“We’re not trying to replace speech therapists; we only provide a tool that can motivate a child to participate in a therapy” says Veronika Štrbáková, the co-founder of the Slovak startup Speekle that has been receiving extraordinary media attention in the recent months because it demonstrated its potential to support speech therapists and thereby increase the effectiveness of their work.
There are a lot of children (and many of us used to belong among them) experiencing speech disorders that can last a lifetime without undergoing a proper speech therapy. The trick lies in succeeding to teach children to cooperate and regularly follow the instructions of a speech therapist when practicing at home, especially when they are still not fully aware of their problem. The founders of Project Speekle have done some out of the box thinking. With computer games they motivate kids to learn how to pronounce letters such as the Slovak ˈšˈ properly.
This year Speekle has been widely recognized as a successful startup with Slovak initial capital.
The product can be proudly labeled “Made in Slovakia” thanks to both its innovative idea and innovative technology. We asked how a group of four students from the Faculty of Informatics and Information Technology at the Slovak University of Technology came up with such an interesting and socially beneficial product. Veronika Štrbáková, the face of Speekle answers the question rather surprisingly: “We always knew we wanted to do something that helps people. At first we considered projects involving Alzheimer’s disease, diabetes and various other problems, later we wanted to teach those suffering from hearing impairment to speak but we encountered substantial and complex issues at that point. We became involved in speech therapy when one of our professors pointed out there is no need to focus solely on those with hearing loss while there are so many regular children suffering from speech disorders.” Particularly surprising is the fact that their focus developed with time and was not narrowly defined at the beginning.
For example in the game Goldy the child saves a dwarf by lulling a dragon asleep by saying ˈšˈ correctly. Meanwhile the dwarf is gathering treasure but loses life power if caught by the dragon. A simple idea that works and it motivates children to practice. Speekle currently offers three games – Goldy, TailTrails and Squak while additional games are in production. License holders will be able to download their updates for free.
The idea of software that directly supports speech therapists started to take shape around the national championship of Imagine Cup 2013. The development of a brand new and previously non-existent platform went on and proved successful at other competitions as well, among others also by winning the prestigious Business idea award 2013 together with 33,000 euros.
A large part of this amount was offered in the form of marketing and legal services but it also provided the project – today a company with limited liability -.with the necessary financial support to enable further future development.

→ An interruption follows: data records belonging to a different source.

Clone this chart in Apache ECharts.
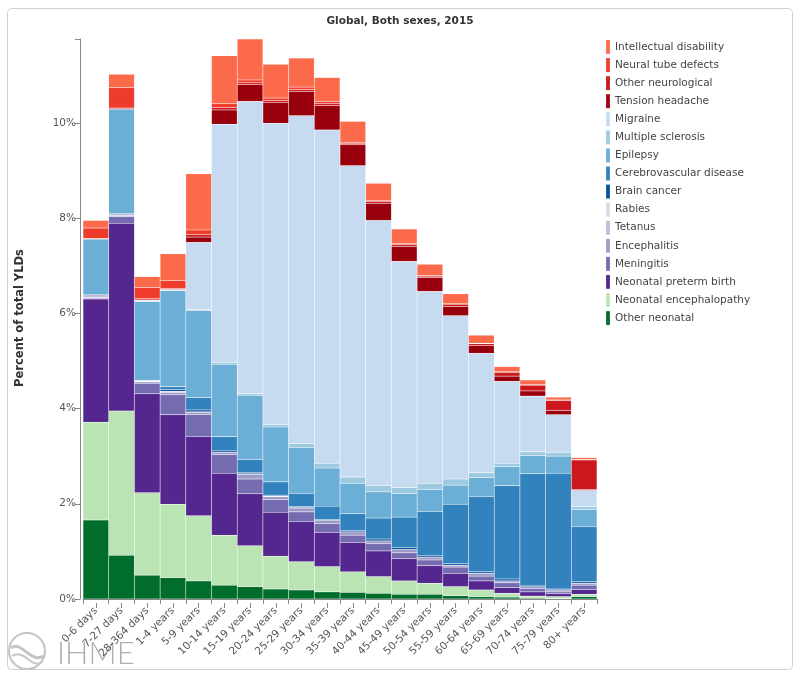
<!DOCTYPE html>
<html>
<head>
<meta charset="utf-8">
<script src="https://cdn.jsdelivr.net/npm/echarts@6/dist/echarts.min.js"></script>
<style>html,body{margin:0;padding:0;background:#fff}#c{width:800px;height:679px}</style>
</head>
<body>
<div id="c"></div>
<script>
const categories = ['0-6 days','7-27 days','28-364 days','1-4 years','5-9 years','10-14 years','15-19 years','20-24 years','25-29 years','30-34 years','35-39 years','40-44 years','45-49 years','50-54 years','55-59 years','60-64 years','65-69 years','70-74 years','75-79 years','80+ years'];
const yTicks = [0, 2, 4, 6, 8, 10];

// Percent of total YLDs, stacked bottom to top
const otherNeonatal = [1.66,0.92,0.50,0.45,0.38,0.29,0.26,0.21,0.19,0.15,0.14,0.12,0.10,0.10,0.07,0.05,0.04,0.02,0.01,0.05];
const neonatalEnceph = [2.05,3.03,1.73,1.54,1.37,1.05,0.86,0.69,0.59,0.53,0.43,0.35,0.28,0.23,0.19,0.14,0.08,0.04,0.04,0.05];
const pretermBirth = [2.59,3.94,2.08,1.88,1.66,1.30,1.09,0.92,0.84,0.72,0.62,0.54,0.47,0.37,0.28,0.19,0.12,0.09,0.06,0.10];
const meningitis = [0.02,0.14,0.22,0.42,0.46,0.39,0.31,0.27,0.21,0.18,0.15,0.15,0.12,0.12,0.13,0.10,0.10,0.07,0.04,0.09];
const encephalitis = [0.01,0.02,0.03,0.05,0.05,0.05,0.10,0.06,0.08,0.07,0.07,0.06,0.07,0.06,0.04,0.06,0.04,0.04,0.04,0.04];
const tetanus = [0.06,0.04,0.01,0.01,0.01,0.00,0.01,0.01,0.01,0,0,0,0,0,0,0,0,0,0,0];
const rabies = [0,0,0,0.01,0,0,0,0,0,0,0,0,0,0,0,0,0,0,0,0];
const brainCancer = [0,0,0.01,0.04,0.04,0.03,0.03,0.02,0.02,0.02,0.03,0.04,0.04,0.03,0.03,0.03,0.04,0.03,0.02,0.03];
const cerebrovascular = [0,0,0.01,0.06,0.26,0.30,0.27,0.28,0.28,0.28,0.35,0.44,0.64,0.92,1.25,1.58,1.96,2.34,2.43,1.16];
const epilepsy = [1.17,2.20,1.66,2.02,1.83,1.52,1.35,1.15,0.96,0.80,0.64,0.55,0.49,0.47,0.40,0.40,0.40,0.38,0.36,0.36];
const multipleSclerosis = [0,0,0.01,0.01,0.02,0.04,0.03,0.05,0.08,0.10,0.13,0.13,0.13,0.13,0.13,0.10,0.07,0.08,0.08,0.06];
const migraine = [0,0,0.02,0.01,1.41,5.00,6.14,6.33,6.89,7.00,6.54,5.57,4.75,4.03,3.43,2.51,1.72,1.17,0.79,0.34];
const tensionHeadache = [0,0,0,0,0.11,0.30,0.35,0.44,0.51,0.51,0.44,0.36,0.31,0.29,0.19,0.16,0.11,0.11,0.09,0.02];
const otherNeurological = [0.01,0.02,0.03,0.02,0.05,0.05,0.04,0.04,0.04,0.04,0.03,0.04,0.04,0.03,0.05,0.04,0.08,0.12,0.21,0.62];
const neuralTube = [0.22,0.43,0.23,0.17,0.10,0.08,0.06,0.05,0.05,0.05,0.02,0.02,0.02,0.01,0.01,0.01,0.01,0.01,0.01,0.01];
const intellectual = [0.16,0.28,0.23,0.56,1.18,1.01,0.86,0.71,0.61,0.50,0.44,0.36,0.31,0.24,0.21,0.17,0.11,0.10,0.06,0.04];

const seriesNames = ['Other neonatal','Neonatal encephalopathy','Neonatal preterm birth','Meningitis','Encephalitis','Tetanus','Rabies','Brain cancer','Cerebrovascular disease','Epilepsy','Multiple sclerosis','Migraine','Tension headache','Other neurological','Neural tube defects','Intellectual disability'];
const seriesData = [otherNeonatal,neonatalEnceph,pretermBirth,meningitis,encephalitis,tetanus,rabies,brainCancer,cerebrovascular,epilepsy,multipleSclerosis,migraine,tensionHeadache,otherNeurological,neuralTube,intellectual];
const seriesColors = ['#006d2c','#bae4b3','#54278f','#756bb1','#9e9ac8','#bcbddc','#dadaeb','#08519c','#3182bd','#6baed6','#9ecae1','#c6dbef','#99000d','#cb181d','#ef3b2c','#fb6a4a'];

const totals = categories.map((_, i) => seriesData.reduce((s, arr) => s + arr[i], 0));
const yMax = Math.max(...totals);

const FONT = 'DejaVu Sans';
const chart = echarts.init(document.getElementById('c'), null, {renderer: 'canvas'});

const series = seriesNames.map((n, k) => ({
  name: n,
  type: 'bar',
  stack: 'all',
  barWidth: '100%',
  barCategoryGap: 0,
  data: seriesData[k],
  itemStyle: {color: seriesColors[k], borderColor: 'rgba(255,255,255,0.12)', borderWidth: 0.5},
  emphasis: {disabled: true}
}));

chart.setOption({
  animation: false,
  title: {
    text: 'Global, Both sexes, 2015',
    left: 'center', top: 11,
    textStyle: {fontFamily: FONT, fontSize: 10.5, fontWeight: 'bold', color: '#333'}
  },
  legend: {
    orient: 'vertical',
    left: 605, top: 39,
    padding: 0,
    data: seriesNames.slice().reverse(),
    icon: 'rect',
    itemWidth: 4, itemHeight: 14, itemGap: 2.07,
    selectedMode: false,
    textStyle: {fontFamily: FONT, fontSize: 10.5, color: '#444', lineHeight: 14}
  },
  grid: {left: 83, right: 203, top: 39, bottom: 80, containLabel: false},
  xAxis: [{
    type: 'category',
    data: categories,
    offset: 4,
    axisLine: {lineStyle: {color: '#888'}},
    axisTick: {show: true, interval: 0, length: 5, lineStyle: {color: '#888'}},
    axisLabel: {interval: 0, rotate: 45, fontFamily: FONT, fontSize: 10.5, color: '#555', margin: 6}
  }, {
    type: 'category',
    data: categories,
    position: 'bottom',
    offset: 4,
    axisLine: {show: false},
    axisTick: {show: true, alignWithLabel: true, interval: 0, length: 5, lineStyle: {color: '#888'}},
    axisLabel: {show: false}
  }],
  yAxis: {
    type: 'value',
    min: 0, max: yMax, interval: 2,
    offset: 3,
    splitLine: {show: false},
    axisLine: {show: true, lineStyle: {color: '#888'}},
    axisTick: {show: true, length: 5, lineStyle: {color: '#888'}},
    axisLabel: {
      fontFamily: FONT, fontSize: 10.5, color: '#555', margin: 4,
      formatter: v => (yTicks.indexOf(v) >= 0 ? v + '%' : '')
    }
  },
  graphic: [
    {type: 'rect', shape: {x: 7.5, y: 8.5, width: 785, height: 661, r: 4}, style: {fill: 'none', stroke: '#d0d0d0', lineWidth: 1}, silent: true, z: -10},
    {type: 'line', shape: {x1: 75, y1: 39.5, x2: 80, y2: 39.5}, style: {stroke: '#888', lineWidth: 1}, silent: true},
    {type: 'text', x: 20, y: 318, rotation: Math.PI / 2, style: {text: 'Percent of total YLDs', fontFamily: FONT, fontSize: 11.5, fontWeight: 'bold', fill: '#333', align: 'center', verticalAlign: 'middle'}},
    {type: 'circle', shape: {cx: 27, cy: 651, r: 18}, style: {fill: 'none', stroke: '#c4c4c4', lineWidth: 2}, silent: true},
    {type: 'bezierCurve', shape: {x1: 11, y1: 648, cpx1: 22, cpy1: 640, cpx2: 30, cpy2: 664, x2: 44, y2: 656}, style: {fill: 'none', stroke: '#c4c4c4', lineWidth: 3}, silent: true},
    {type: 'bezierCurve', shape: {x1: 12, y1: 656, cpx1: 24, cpy1: 648, cpx2: 32, cpy2: 670, x2: 42, y2: 662}, style: {fill: 'none', stroke: '#c4c4c4', lineWidth: 2}, silent: true},
    {type: 'text', x: 57, y: 654, style: {text: 'IHME', fontFamily: 'Lato', fontSize: 31, fontWeight: 300, fill: '#b0b0b0', verticalAlign: 'middle'}, silent: true}
  ],
  series: series
});
</script>
</body>
</html>
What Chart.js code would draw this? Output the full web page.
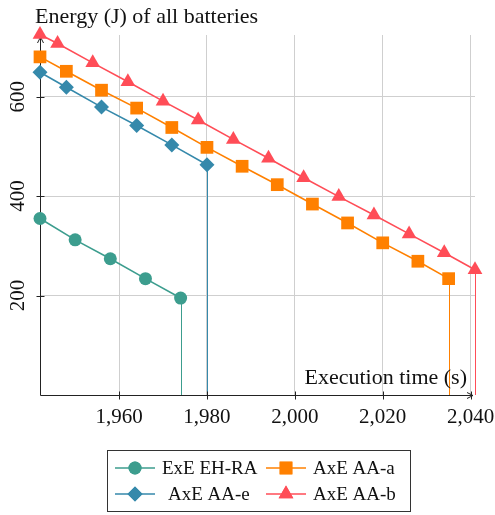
<!DOCTYPE html>
<html>
<head>
<meta charset="utf-8">
<script src="https://cdn.jsdelivr.net/npm/chart.js@4.4.1/dist/chart.umd.min.js"></script>
<style>
  html, body { margin: 0; padding: 0; background: #fff; }
  #wrap { width: 495px; height: 515px; position: relative; }
</style>
</head>
<body>
<div id="wrap"><canvas id="chart" width="495" height="515"></canvas></div>
<script>
// Series
const ehraTime   = [1942, 1950, 1958, 1966, 1974];
const ehraEnergy = [355, 312, 274, 234, 195];

const aaeTime   = [1942, 1948, 1956, 1964, 1972, 1980];
const aaeEnergy = [649, 619, 579, 542, 503, 463];

const aaaTime   = [1942, 1948, 1956, 1964, 1972, 1980, 1988, 1996, 2004, 2012, 2020, 2028, 2035];
const aaaEnergy = [680, 651, 613, 577, 538, 498, 460, 423, 384, 346, 306, 269, 234];

const aabTime   = [1942, 1946, 1954, 1962, 1970, 1978, 1986, 1994, 2002, 2010, 2018, 2026, 2034, 2041];
const aabEnergy = [725, 707, 668, 630, 591, 553, 514, 476, 437, 399, 362, 324, 286, 252];

const xTicks = [1960, 1980, 2000, 2020, 2040];
const yTicks = [200, 400, 600];

const SERIF = '"Liberation Serif", "DejaVu Serif", serif';

function pts(xs, ys) {
    return xs.map((v, i) => ({ x: v, y: ys[i] }));
}

function series(label, xs, ys, color, style, radius) {
    return {
        label: label,
        data: pts(xs, ys),
        borderColor: color,
        backgroundColor: color,
        borderWidth: 1.6,
        pointStyle: style,
        pointRadius: radius,
        pointHoverRadius: radius,
        pointBorderWidth: 0,
        pointBackgroundColor: color,
        clip: false,
        tension: 0
    };
}

const datasets = [
    series('ExE EH-RA', ehraTime, ehraEnergy, '#3c9d8e', 'circle', 6.5),
    series('AxE AA-e', aaeTime, aaeEnergy, '#3589ab', 'rectRot', 7.5),
    series('AxE AA-a', aaaTime, aaaEnergy, '#ff8000', 'rect', 9),
    series('AxE AA-b', aabTime, aabEnergy, '#ff4d57', 'triangle', 8.5)
];

// Drop lines, axis arrows, tick labels, axis titles and legend box
const decor = {
    id: 'decor',
    beforeDatasetsDraw(chart) {
        const { ctx, chartArea: a, scales: { x, y } } = chart;
        ctx.save();
        // drop lines from the last point of each series
        chart.data.datasets.forEach(ds => {
            const last = ds.data[ds.data.length - 1];
            const px = Math.round(x.getPixelForValue(last.x)) + 0.5;
            ctx.strokeStyle = ds.borderColor;
            ctx.lineWidth = 1;
            ctx.beginPath();
            ctx.moveTo(px, y.getPixelForValue(last.y));
            ctx.lineTo(px, y.getPixelForValue(0));
            ctx.stroke();
        });
        // axes with arrows
        const x0 = Math.round(a.left) + 0.5, y0 = Math.round(a.bottom) + 0.5;
        ctx.strokeStyle = '#222';
        ctx.lineWidth = 1;
        ctx.beginPath();
        ctx.moveTo(x0, y0);
        ctx.lineTo(x0, a.top + 3);
        ctx.moveTo(x0, y0);
        ctx.lineTo(a.right - 2, y0);
        ctx.stroke();
        ctx.beginPath();
        ctx.moveTo(x0, a.top + 2);
        ctx.lineTo(x0 - 3, a.top + 8);
        ctx.moveTo(x0, a.top + 2);
        ctx.lineTo(x0 + 3, a.top + 8);
        ctx.moveTo(a.right - 2, y0);
        ctx.lineTo(a.right - 8, y0 - 3);
        ctx.moveTo(a.right - 2, y0);
        ctx.lineTo(a.right - 8, y0 + 3);
        ctx.stroke();
        // short tick marks
        yTicks.forEach(t => {
            const py = Math.round(y.getPixelForValue(t)) + 0.5;
            ctx.beginPath();
            ctx.moveTo(x0 - 4, py);
            ctx.lineTo(x0 + 4, py);
            ctx.stroke();
        });
        xTicks.forEach(t => {
            const px = Math.round(x.getPixelForValue(t)) + 0.5;
            ctx.beginPath();
            ctx.moveTo(px, y0 - 4);
            ctx.lineTo(px, y0 + 4);
            ctx.stroke();
        });
        ctx.restore();
    },
    afterDraw(chart) {
        const { ctx, scales: { x, y } } = chart;
        ctx.save();
        ctx.fillStyle = '#111';
        ctx.font = '21px ' + SERIF;
        ctx.textAlign = 'center';
        ctx.textBaseline = 'middle';
        // rotated y tick labels
        yTicks.forEach(t => {
            ctx.save();
            ctx.translate(18, y.getPixelForValue(t));
            ctx.rotate(-Math.PI / 2);
            ctx.fillText(String(t), 0, 0);
            ctx.restore();
        });
        // x tick labels
        xTicks.forEach(t => {
            ctx.fillText(t.toLocaleString('en-US'), x.getPixelForValue(t), 417);
        });
        // axis titles
        ctx.font = '22px ' + SERIF;
        ctx.textBaseline = 'alphabetic';
        ctx.textAlign = 'left';
        ctx.fillText('Energy (J) of all batteries', 35, 23);
        ctx.textAlign = 'right';
        ctx.fillText('Execution time (s)', 467, 384);

        // legend
        ctx.strokeStyle = '#333';
        ctx.lineWidth = 1;
        ctx.strokeRect(107.5, 450.5, 303, 61);
        const cols = [115, 266];
        const rows = [468, 494];
        const textX = [[162, 313], [168, 313]];
        const order = [[0, 2], [1, 3]];
        ctx.font = '19px ' + SERIF;
        ctx.textAlign = 'left';
        ctx.textBaseline = 'middle';
        order.forEach((row, r) => {
            row.forEach((di, c) => {
                const ds = chart.data.datasets[di];
                const ly = rows[r];
                ctx.strokeStyle = ds.borderColor;
                ctx.lineWidth = 1.6;
                ctx.beginPath();
                ctx.moveTo(cols[c], ly);
                ctx.lineTo(cols[c] + 40, ly);
                ctx.stroke();
                ctx.fillStyle = ds.borderColor;
                Chart.helpers.drawPoint(ctx, {
                    pointStyle: ds.pointStyle,
                    radius: ds.pointRadius,
                    borderWidth: 0,
                    rotation: 0
                }, cols[c] + 20, ly);
                ctx.fill();
                ctx.fillStyle = '#111';
                ctx.fillText(ds.label, textX[r][c], ly + 1);
            });
        });
        ctx.restore();
    }
};

new Chart(document.getElementById('chart'), {
    type: 'line',
    data: { datasets: datasets },
    options: {
        responsive: false,
        animation: false,
        events: [],
        layout: { padding: { left: 0, right: 20, top: 35, bottom: 80 } },
        plugins: { legend: { display: false }, tooltip: { enabled: false } },
        scales: {
            x: {
                type: 'linear',
                min: 1942,
                max: 2041,
                afterBuildTicks: s => { s.ticks = xTicks.map(v => ({ value: v })); },
                afterFit: s => { s.height = 40; },
                grid: { color: '#cfcfcf', lineWidth: 1, drawTicks: false },
                border: { display: false },
                ticks: { display: false }
            },
            y: {
                type: 'linear',
                min: 0,
                max: 724,
                afterBuildTicks: s => { s.ticks = yTicks.map(v => ({ value: v })); },
                afterFit: s => { s.width = 40; },
                grid: { color: '#cfcfcf', lineWidth: 1, drawTicks: false },
                border: { display: false },
                ticks: { display: false }
            }
        }
    },
    plugins: [decor]
});
</script>
</body>
</html>
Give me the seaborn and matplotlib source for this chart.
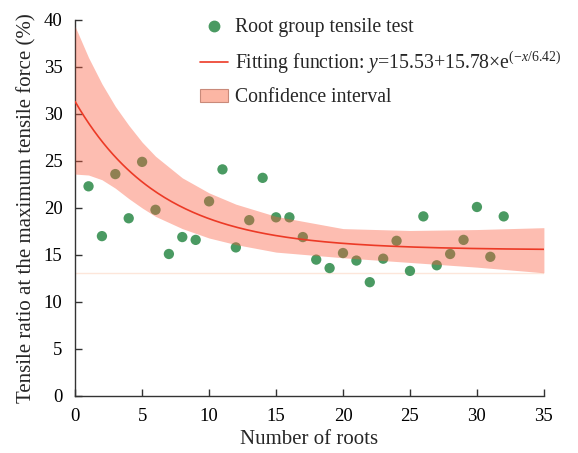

“We are still operating exclusively with our own resources, but we will certainly be looking for investors as well in the near future” said Štrbáková while adding that most investors are interested in a dialogue. Although the company currently has sufficient funds coming from competitions and the license sales to parents and speech therapists, it stays open to investors. Today, licenses are sold not only to speech therapist but also to home users, mainly parents who look for a tool that would persuade their children to pronounce words correctly.
Media and commercial success of the Speekle brand is still only gaining momentum. The current version for MS Windows operating system will be available on tablets as well thus being compatible with iOS and Android. The transition to mobile is spurred not only by increasing technological demands but also by the intention to offer licenses as paid apps via Google Play and App Store. Their price will be significantly lower compared to the desktop version and Speekle will operate with a modified business model.
Effectiveness is the key to commercially success with sufficient license sales to fulfill the long term plan. We wondered if Speekle already has any scalable data on real life progress in children. “We are unable to measure this type of data given we have been on the market for such a short time. Moreover we are not trying to replace a speech therapist; we only give him a tool that can motivate a child to practice. Therapy can thus proceed faster because the child suddenly wants to practice. And this works. We have received feedback from a speech therapist whose little patient finally learned how to position his tongue and pronounce ˈšˈ only because he wanted his dwarf to collect as many treasures as possible without being eaten by the dragon.
The founders of Speekle clearly identified and used their opportunity. What was formerly a student project turned into a real life business with outstanding prospects. The fact that Speekle is the only software directed at minor speech disorders on the market can be reassuring for many potential investors. Foreign competitors are virtually unable to launch their product as an alternative on the Slovak market. The true commercial potential of Speekle will be revealed by the end of this year and the beginning of next year with the release of new games and versions for mobile platforms.